Au/Fe/FeSe/MgO and Fe/FeSe/MgO films were annealed in UHV. Similar to the FeSe/MgO and FeSe/Fe/MgO films, c-axis-oriented FeSe films were obtained. However, no Laue fringes around the FeSe (001) reflection were found, suggesting less well-ordered lattice planes of the FeSe phase. For the Au-capped film, c_FeSe increases to 5.531(3) Å, and for Fe/FeSe/MgO c_FeSe = 5.523(2) Å, as illustrated in Figure 2. Figure 4 also illustrates the resistivity vs. temperature curves of the Au/Fe/FeSe/MgO and Fe/FeSe/MgO films, depicting that both of them were metallic. The Fe/FeSe/MgO film showed an incipient superconducting transition at T_c ≤ 2 K (T_c,onset ≈ 3.8 K), whereas such transition was absent in the Au/Fe/FeSe/MgO film.

It can be seen in Figure 2 that the deposition of Fe on FeSe leads to an increase in c_FeSe, resulting in a comparable value to that in the FeSe/Fe/MgO film. The FeSe/Fe/MgO film shows an incipient superconducting transition above 2 K, possibly denoting the upper limit for the c-axis lattice parameter that is favorable for superconductivity. In case of Au/Fe/FeSe/MgO, c_FeSe = 5.531(3) Å is slightly larger than that of Fe/FeSe/MgO, resulting in a suppressed superconducting transition. These results suggest that structural parameters and electrical transport properties of FeSe can be manipulated in a similar way, independent from the order of FeSe and Fe layers.

In summary, all preparation conditions may have additional statistical variation, which was beyond the scope of the present work. In particular, the effect of the substrate on the structural parameters is much larger than the effect of post-annealing.

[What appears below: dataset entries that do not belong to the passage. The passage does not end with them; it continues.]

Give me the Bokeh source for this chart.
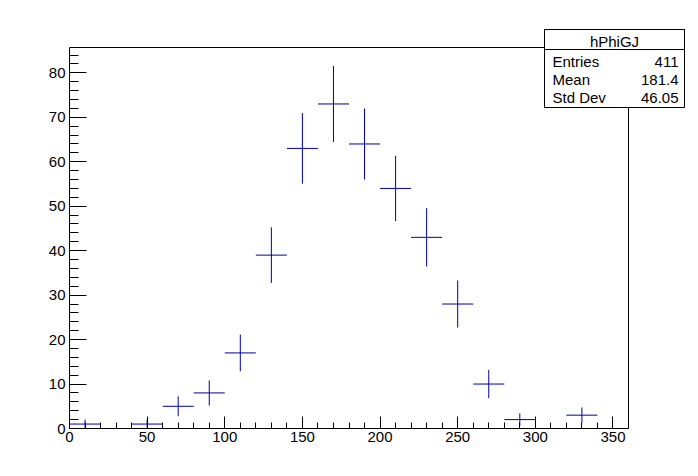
import numpy as np
from bokeh.plotting import figure
from bokeh.models import Range1d, SingleIntervalTicker, Label, BoxAnnotation, ColumnDataSource
from bokeh.embed import file_html
from bokeh.resources import INLINE

# ---- data (histogram hPhiGJ, 20-unit bins) ----
bin_low = [0, 20, 40, 60, 80, 100, 120, 140, 160, 180, 200, 220, 240, 260, 280, 300, 320, 340]
bin_width = 20
counts = [1, 0, 1, 5, 8, 17, 39, 63, 73, 64, 54, 43, 28, 10, 2, 0, 3, 0]
x_min, x_max = 0, 360
y_min, y_max = 0, 85.7
stats_title = "hPhiGJ"
stats_names = ["Entries", "Mean", "Std Dev"]
stats_values = ["411", "181.4", "46.05"]

FONT = "Liberation Sans"
COL = "#000099"

# canvas geometry (pixels)
W, H = 698, 476
F_L, F_R, F_T, F_B = 69, 690, 25, 428      # bokeh frame
AX_R, AX_T = 628, 47                        # ROOT frame right/top edges

px_per_x = (AX_R - F_L) / (x_max - x_min)
px_per_y = (F_B - AX_T) / (y_max - y_min)
xr_end = x_min + (F_R - F_L) / px_per_x
yr_end = y_min + (F_B - F_T) / px_per_y

p = figure(width=W, height=H, output_backend="svg", toolbar_location=None,
           x_range=Range1d(x_min, xr_end), y_range=Range1d(y_min, yr_end))
p.min_border_left = F_L
p.min_border_right = W - F_R
p.min_border_top = F_T
p.min_border_bottom = H - F_B
p.background_fill_color = "white"
p.border_fill_color = "white"
p.outline_line_color = None
p.xgrid.visible = False
p.ygrid.visible = False

p.xaxis.ticker = SingleIntervalTicker(interval=50, num_minor_ticks=5)
p.yaxis.ticker = SingleIntervalTicker(interval=10, num_minor_ticks=5)
p.xaxis.bounds = (x_min, x_max)
p.yaxis.bounds = (y_min, y_max)
for ax, maj, mnr in ((p.xaxis, 12, 6), (p.yaxis, 17, 9)):
    ax.major_tick_in = maj
    ax.major_tick_out = 0
    ax.minor_tick_in = mnr
    ax.minor_tick_out = 0
    ax.axis_line_color = "black"
    ax.major_tick_line_color = "black"
    ax.minor_tick_line_color = "black"
    ax.major_label_text_font = FONT
    ax.major_label_text_font_size = "15px"
    ax.major_label_text_color = "black"
p.xaxis.major_label_standoff = 3
p.yaxis.major_label_standoff = 4

# ROOT frame top and right edges
p.segment(x0=[x_min, x_max], y0=[y_max, y_min], x1=[x_max, x_max], y1=[y_max, y_max],
          line_color="black", line_width=1)

# error-bar crosses
lo = np.array(bin_low, dtype=float)
c = np.array(counts, dtype=float)
m = c > 0
centers = lo[m] + bin_width / 2
err = np.sqrt(c[m])
src = ColumnDataSource(dict(xl=lo[m], xr=lo[m] + bin_width, xc=centers,
                            y=c[m], ylo=c[m] - err, yhi=c[m] + err))
p.segment(x0="xl", x1="xr", y0="y", y1="y", source=src, line_color=COL, line_width=1)
p.segment(x0="xc", x1="xc", y0="ylo", y1="yhi", source=src, line_color=COL, line_width=1)

# ---- stats box (screen units: frame-relative, y up) ----
def sx(xpage):
    return xpage - F_L

def sy(ypage):
    return F_B - ypage

box_l, box_r, box_t, box_b, box_sep = 544, 684, 29, 107, 49
p.add_layout(BoxAnnotation(left=sx(box_l), right=sx(box_r), top=sy(box_t), bottom=sy(box_b),
                           left_units="screen", right_units="screen", top_units="screen", bottom_units="screen",
                           fill_color="white", fill_alpha=1.0, line_color="black", line_width=1, line_alpha=1.0))
p.add_layout(BoxAnnotation(left=sx(box_l), right=sx(box_r), top=sy(box_t), bottom=sy(box_sep),
                           left_units="screen", right_units="screen", top_units="screen", bottom_units="screen",
                           fill_alpha=0, line_color="black", line_width=1, line_alpha=1.0))
p.add_layout(Label(x=sx((box_l + box_r) / 2), y=sy(40.5), x_units="screen", y_units="screen",
                   text=stats_title, text_align="center", text_baseline="middle",
                   text_font=FONT, text_font_size="15px", text_color="black"))
rows_y = [61, 79, 97]
for name, val, yy in zip(stats_names, stats_values, rows_y):
    p.add_layout(Label(x=sx(552), y=sy(yy), x_units="screen", y_units="screen",
                       text=name, text_align="left", text_baseline="middle",
                       text_font=FONT, text_font_size="15px", text_color="black"))
    p.add_layout(Label(x=sx(678), y=sy(yy), x_units="screen", y_units="screen",
                       text=val, text_align="right", text_baseline="middle",
                       text_font=FONT, text_font_size="15px", text_color="black"))

open("out.html", "w").write(file_html(p, INLINE))
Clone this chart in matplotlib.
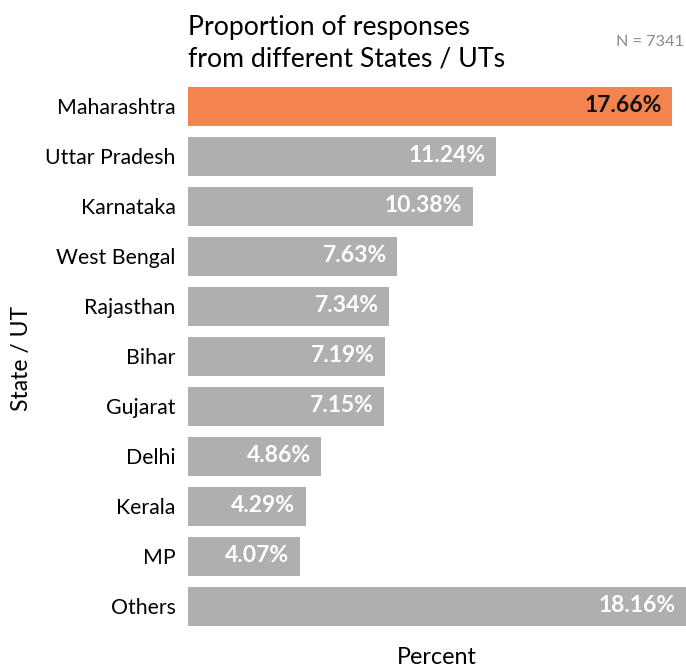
import matplotlib
matplotlib.use("Agg")
import matplotlib.pyplot as plt

plt.rcParams['font.family'] = ['Lato', 'DejaVu Sans']

states = ["Maharashtra", "Uttar Pradesh", "Karnataka", "West Bengal", "Rajasthan",
          "Bihar", "Gujarat", "Delhi", "Kerala", "MP", "Others"]
percent = [17.66, 11.24, 10.38, 7.63, 7.34, 7.19, 7.15, 4.86, 4.29, 4.07, 18.16]
n_total = 7341

highlight = "Maharashtra"
orange = "#F3834F"
grey = "#AFAFAF"

W, H = 686, 669
fig = plt.figure(figsize=(W / 100, H / 100), dpi=100)
ax = fig.add_axes([188 / W, 1 - 631 / H, 1 - 188 / W, 550 / H])

ypos = list(range(len(states)))
colors = [orange if s == highlight else grey for s in states]
ax.barh(ypos, percent, height=0.78, color=colors)

for y, v, s in zip(ypos, percent, states):
    ax.text(v - 0.38, y, f"{v:.2f}%", ha="right", va="center",
            fontsize=16.5, fontweight="bold",
            color="#111111" if s == highlight else "white")

ax.set_yticks(ypos)
ax.set_yticklabels(states, fontsize=15.3)
ax.set_ylim(len(states) - 0.5, -0.5)
ax.set_xlim(0, max(percent))
ax.set_xticks([])
ax.tick_params(axis="y", length=0, pad=9)
for sp in ax.spines.values():
    sp.set_visible(False)

# axis titles placed directly so they sit where the layout needs them
fig.text(437 / W, 1 - 657 / H, "Percent", ha="center", va="center", fontsize=16.8)
fig.text(22 / W, 1 - 358 / H, "State / UT", rotation=90, ha="center",
         va="center", fontsize=16.5)

fig.text(188 / W, 1 - 35 / H, "Proportion of responses", ha="left",
         va="baseline", fontsize=19.2)
fig.text(188 / W, 1 - 66 / H, "from different States / UTs", ha="left",
         va="baseline", fontsize=19.2)
fig.text(684 / W, 1 - 42 / H, f"N = {n_total}", ha="right", va="center",
         fontsize=11.7, color="#8A8A8A")

fig.savefig("out.png", dpi=100)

3.4. Oxidization of Fe Buffers in FeSe/Fe/MgO

In a previous publication [21], we have demonstrated a chemically and structurally better controlled interface (i.e., between FeSe and Fe) employing an Fe buffer layer replacing the heterogeneous FeSe/MgO interface. Similar to FeSe/MgO films, FeSe/Fe/MgO deteriorate with time when exposed to air. Figure 4 shows a high-resolution (HR) TEM image of the FeSe/Fe interface in FeSe/Fe/MgO (MgO annealed in UHV; T_S,FeSe = 250 °C; T_S,Fe = 600 °C; rep. rate = 10 Hz; t_FeSe = 33 nm; t_Fe = 8 nm). The film was stored in an evacuated desiccator for ~8 months and in air for ~2 months prior to TEM observations. The TEM analysis revealed partial oxidation of the Fe buffer layer after film storage: FeSe/Fe/MgO converted to FeSe/(Fe+FeO)/MgO, which demonstrates its degradation due to oxidization. This result shows the requirement for appropriate capping layers and protection of the thin film specimens.

4. Conclusions

In this study, we address various engineering limitations for the PLD growth of FeSe thin films, which need to be solved for future sensor application: prevention of island growth, control of homogeneous film/substrate interface, and protection from fast surface degradation. We have tested the deposition of ~30 nm thin films on mica, MgO, and Fe/MgO in addition to substrate pretreatment and post-annealing of the films. Furthermore, we have also tested Fe overlayers and Au capping. Many aspects, which have been addressed for the first time here, still require optimized analysis. Resistive signatures of superconductivity were only found in FeSe/Fe/MgO as well as in Fe/FeSe/MgO. Apart from technical issues revealed in the thin film growth of FeSe by pulsed laser deposition, it is promising that c-axis-oriented, tetragonal FeSe is confirmed to grow on such substrates as mica, which is a bendable material favorable for flexible device fabrication. Our work provides for sensor application studies on FeSe a preliminary investigation for selection of effective engineering protocols and further optimization.